Capital-normalised, the iron condor wins handily: ~30% return on locked capital vs ~10% for the strangle. The strangle's gross P&L is higher but the buying-power footprint dominates the comparison for any non-institutional account.
Common Mistakes
Short strangle
- Sizing on premium collected, not margin. The strangle's true cost is buying power.
- Trading strangles on single equities — assignment risk turns a paper loss into 100 shares overnight.
- Selling too close to the money in pursuit of "more credit" — POP drops below 60%.
- No defensive plan for a 5%+ gap — you can't hedge after the move.
Iron condor
- Going too narrow on the wings — saves margin but the wings get touched on every move.
- Selling in low IV. Half the credit of a strangle, plus low IV cuts both halves further — the math breaks down.
- Letting the trade run to expiration. Gamma risk explodes inside 14 DTE.
- Adjusting too aggressively. Each roll resets the timer and can layer losses.
Hybrid: Strangle Now, Bolt On Wings Later
In a portfolio-margin account, one common pattern is to open as a short strangle for the maximum theta yield, then convert to an iron condor by buying protective wings if the position moves against you. The wings act as cheap insurance bought after the fact — they don't replace risk management, but they cap the disaster if a delta hedge isn't possible.

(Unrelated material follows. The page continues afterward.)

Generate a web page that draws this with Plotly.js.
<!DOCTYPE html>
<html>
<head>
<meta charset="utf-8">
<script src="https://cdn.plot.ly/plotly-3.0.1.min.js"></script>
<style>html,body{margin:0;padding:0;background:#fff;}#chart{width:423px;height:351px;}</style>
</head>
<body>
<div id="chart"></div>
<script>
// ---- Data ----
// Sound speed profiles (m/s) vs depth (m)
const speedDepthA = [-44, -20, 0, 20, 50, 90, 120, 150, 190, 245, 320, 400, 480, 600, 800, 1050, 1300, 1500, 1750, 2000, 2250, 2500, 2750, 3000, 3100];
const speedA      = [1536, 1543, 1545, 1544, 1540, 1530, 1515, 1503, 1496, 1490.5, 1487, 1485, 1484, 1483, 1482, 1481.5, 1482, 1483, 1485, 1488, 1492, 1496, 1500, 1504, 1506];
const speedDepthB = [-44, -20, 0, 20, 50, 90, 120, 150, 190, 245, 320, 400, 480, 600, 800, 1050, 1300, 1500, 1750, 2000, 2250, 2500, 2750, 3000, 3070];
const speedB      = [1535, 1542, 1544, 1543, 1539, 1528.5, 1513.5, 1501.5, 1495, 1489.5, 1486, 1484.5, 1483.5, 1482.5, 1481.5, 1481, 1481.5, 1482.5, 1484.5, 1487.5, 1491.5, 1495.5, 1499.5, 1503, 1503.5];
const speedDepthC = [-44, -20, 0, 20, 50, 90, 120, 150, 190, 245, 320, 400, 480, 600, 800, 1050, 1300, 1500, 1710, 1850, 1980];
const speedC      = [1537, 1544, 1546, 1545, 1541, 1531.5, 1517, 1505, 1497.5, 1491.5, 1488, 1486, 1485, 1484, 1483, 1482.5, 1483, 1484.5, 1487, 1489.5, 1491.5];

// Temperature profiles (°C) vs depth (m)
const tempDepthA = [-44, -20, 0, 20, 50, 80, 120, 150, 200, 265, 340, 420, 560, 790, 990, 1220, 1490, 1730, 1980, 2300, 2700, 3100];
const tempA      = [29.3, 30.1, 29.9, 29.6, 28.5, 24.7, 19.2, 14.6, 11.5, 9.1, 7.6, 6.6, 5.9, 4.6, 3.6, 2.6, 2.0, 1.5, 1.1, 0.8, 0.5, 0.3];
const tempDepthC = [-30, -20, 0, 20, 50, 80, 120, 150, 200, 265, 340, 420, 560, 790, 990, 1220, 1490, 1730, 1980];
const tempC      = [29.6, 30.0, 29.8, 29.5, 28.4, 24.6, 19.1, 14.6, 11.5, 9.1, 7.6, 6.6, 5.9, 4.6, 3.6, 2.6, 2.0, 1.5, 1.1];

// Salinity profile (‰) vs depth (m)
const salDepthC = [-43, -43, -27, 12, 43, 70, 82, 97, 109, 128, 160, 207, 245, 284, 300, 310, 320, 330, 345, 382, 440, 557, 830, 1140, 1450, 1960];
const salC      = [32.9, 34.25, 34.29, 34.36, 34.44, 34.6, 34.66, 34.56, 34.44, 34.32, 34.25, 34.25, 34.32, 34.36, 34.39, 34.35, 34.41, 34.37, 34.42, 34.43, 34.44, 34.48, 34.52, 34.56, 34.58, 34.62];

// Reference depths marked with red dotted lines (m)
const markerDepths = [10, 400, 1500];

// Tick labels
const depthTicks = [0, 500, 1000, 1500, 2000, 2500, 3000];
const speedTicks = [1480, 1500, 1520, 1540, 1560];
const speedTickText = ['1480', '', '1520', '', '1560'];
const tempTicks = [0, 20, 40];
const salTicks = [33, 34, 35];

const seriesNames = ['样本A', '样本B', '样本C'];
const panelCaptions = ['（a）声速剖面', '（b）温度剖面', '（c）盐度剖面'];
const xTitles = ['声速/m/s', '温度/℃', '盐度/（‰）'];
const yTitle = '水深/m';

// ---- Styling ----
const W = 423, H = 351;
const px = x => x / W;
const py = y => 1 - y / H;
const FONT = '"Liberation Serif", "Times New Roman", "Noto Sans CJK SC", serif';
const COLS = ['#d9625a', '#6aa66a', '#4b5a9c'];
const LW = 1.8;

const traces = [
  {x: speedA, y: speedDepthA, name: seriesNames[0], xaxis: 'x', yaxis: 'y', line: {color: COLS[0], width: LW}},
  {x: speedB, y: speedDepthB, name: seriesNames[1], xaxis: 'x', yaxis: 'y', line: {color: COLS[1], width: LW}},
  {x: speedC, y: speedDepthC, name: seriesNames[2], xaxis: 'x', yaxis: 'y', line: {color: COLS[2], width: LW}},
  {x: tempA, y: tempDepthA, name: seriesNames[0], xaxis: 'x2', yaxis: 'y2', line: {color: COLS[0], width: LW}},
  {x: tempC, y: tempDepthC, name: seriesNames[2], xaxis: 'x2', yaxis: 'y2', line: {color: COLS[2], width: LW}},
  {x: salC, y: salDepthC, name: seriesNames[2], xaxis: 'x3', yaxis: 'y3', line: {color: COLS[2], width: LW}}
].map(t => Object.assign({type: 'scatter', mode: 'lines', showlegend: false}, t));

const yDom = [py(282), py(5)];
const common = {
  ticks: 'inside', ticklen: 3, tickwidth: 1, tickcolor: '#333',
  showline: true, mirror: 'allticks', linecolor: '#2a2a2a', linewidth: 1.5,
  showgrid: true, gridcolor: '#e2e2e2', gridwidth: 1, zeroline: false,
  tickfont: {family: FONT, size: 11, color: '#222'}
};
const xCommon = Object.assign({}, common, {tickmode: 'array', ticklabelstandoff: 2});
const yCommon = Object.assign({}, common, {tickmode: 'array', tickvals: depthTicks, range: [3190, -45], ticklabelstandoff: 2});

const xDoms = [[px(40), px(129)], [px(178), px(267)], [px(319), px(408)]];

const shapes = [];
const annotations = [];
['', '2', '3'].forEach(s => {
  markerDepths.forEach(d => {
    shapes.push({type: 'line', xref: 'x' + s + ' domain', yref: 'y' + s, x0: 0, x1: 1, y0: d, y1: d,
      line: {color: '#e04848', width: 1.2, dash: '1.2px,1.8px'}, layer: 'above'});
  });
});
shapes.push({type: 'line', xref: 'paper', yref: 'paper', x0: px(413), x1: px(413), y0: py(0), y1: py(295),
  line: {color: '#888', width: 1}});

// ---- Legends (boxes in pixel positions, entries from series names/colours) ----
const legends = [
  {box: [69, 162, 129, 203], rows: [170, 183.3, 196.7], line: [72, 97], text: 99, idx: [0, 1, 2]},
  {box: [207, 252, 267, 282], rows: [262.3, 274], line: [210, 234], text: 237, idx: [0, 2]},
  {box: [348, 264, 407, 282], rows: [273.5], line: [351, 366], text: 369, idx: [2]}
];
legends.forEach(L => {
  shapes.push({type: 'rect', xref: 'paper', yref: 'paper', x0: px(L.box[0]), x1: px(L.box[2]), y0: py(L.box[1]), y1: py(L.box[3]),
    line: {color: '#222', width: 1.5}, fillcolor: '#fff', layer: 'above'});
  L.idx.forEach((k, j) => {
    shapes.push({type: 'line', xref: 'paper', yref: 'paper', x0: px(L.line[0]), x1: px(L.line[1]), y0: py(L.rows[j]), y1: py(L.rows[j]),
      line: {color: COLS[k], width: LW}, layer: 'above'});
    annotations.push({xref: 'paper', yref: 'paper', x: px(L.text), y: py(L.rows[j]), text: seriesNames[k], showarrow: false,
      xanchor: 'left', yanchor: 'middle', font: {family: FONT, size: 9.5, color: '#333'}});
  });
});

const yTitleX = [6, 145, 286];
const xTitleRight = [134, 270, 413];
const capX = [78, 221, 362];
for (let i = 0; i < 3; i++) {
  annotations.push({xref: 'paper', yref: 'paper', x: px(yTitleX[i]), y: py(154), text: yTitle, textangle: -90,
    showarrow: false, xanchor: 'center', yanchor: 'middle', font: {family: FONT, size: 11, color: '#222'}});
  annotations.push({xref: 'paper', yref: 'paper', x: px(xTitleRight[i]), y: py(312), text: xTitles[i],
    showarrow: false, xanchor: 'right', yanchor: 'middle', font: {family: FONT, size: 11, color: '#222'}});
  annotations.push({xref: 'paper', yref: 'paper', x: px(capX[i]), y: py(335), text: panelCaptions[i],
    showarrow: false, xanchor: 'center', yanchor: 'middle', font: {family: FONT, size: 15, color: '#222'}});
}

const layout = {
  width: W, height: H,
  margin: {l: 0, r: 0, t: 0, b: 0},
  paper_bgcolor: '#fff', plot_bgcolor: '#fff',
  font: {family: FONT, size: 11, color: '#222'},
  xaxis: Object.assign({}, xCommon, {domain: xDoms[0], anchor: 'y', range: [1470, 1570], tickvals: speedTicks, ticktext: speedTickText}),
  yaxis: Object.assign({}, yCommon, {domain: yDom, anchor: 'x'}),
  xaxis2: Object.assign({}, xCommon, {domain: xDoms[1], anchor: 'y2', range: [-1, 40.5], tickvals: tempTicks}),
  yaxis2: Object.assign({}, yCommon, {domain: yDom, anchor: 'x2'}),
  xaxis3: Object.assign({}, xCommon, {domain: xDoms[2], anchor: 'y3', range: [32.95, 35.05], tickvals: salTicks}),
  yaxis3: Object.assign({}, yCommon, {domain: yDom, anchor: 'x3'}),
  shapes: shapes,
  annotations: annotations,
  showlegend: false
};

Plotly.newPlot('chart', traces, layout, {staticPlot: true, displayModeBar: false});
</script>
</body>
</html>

The reverse — open an iron condor, sell back the wings later — is rare. Once you've paid for the wings, selling them back gives up the protection you bought at the worst time (right when premium is highest because volatility has expanded).
Related Comparisons
Frequently Asked Questions
Is a short strangle riskier than an iron condor?
Yes — significantly. A short strangle has theoretically unlimited loss because the short call has no upside cap. An iron condor's max loss is capped at the wing width minus the credit received. On a 5σ gap event, a short strangle can lose 10× its average winner while the iron condor loses exactly the wing width.
Why would anyone trade a short strangle if the iron condor is safer?
Two reasons. First, the strangle collects roughly 2× the credit at the same short strikes — better daily theta yield. Second, in portfolio-margin accounts, the strangle's margin is often only marginally higher than the iron condor's net buying power, so the risk-adjusted return can favour the strangle. For Reg-T accounts under $250k, the iron condor is almost always the better choice.
What's the buying power difference between a short strangle and iron condor?
The iron condor's buying power is fixed at the wing width minus credit — for a 50-wide SPX condor, that's about $3,750. A short strangle on the same underlying typically requires $60,000–80,000 in portfolio margin or twice that under Reg-T. The condor is 15–20× more capital-efficient on locked margin.
Do short strangles or iron condors have higher win rates?
Short strangles have slightly higher win rates (~70–75%) at the same short strikes because there's no possibility of being touched at the wings. Iron condors trade ~65–70% because the wings occasionally get touched on big moves even when the shorts don't get tested. The difference is small — roughly 3–5 percentage points.
Can you convert a short strangle into an iron condor?
Yes, by buying long wings outside the short strikes. The cost is the price of the long options. Traders sometimes do this defensively after a move against the position — bolting on cheap insurance to cap the worst case. Be aware that wings purchased after a move are more expensive because IV has expanded.
Which is better for small accounts: short strangle or iron condor?
Iron condor, unambiguously. A short strangle on SPX requires $60,000+ in buying power even on portfolio margin — out of reach for accounts under $250k. Iron condors at the same short strikes can be sized to fit any account, and the capped max loss means a single bad cycle doesn't blow up the account.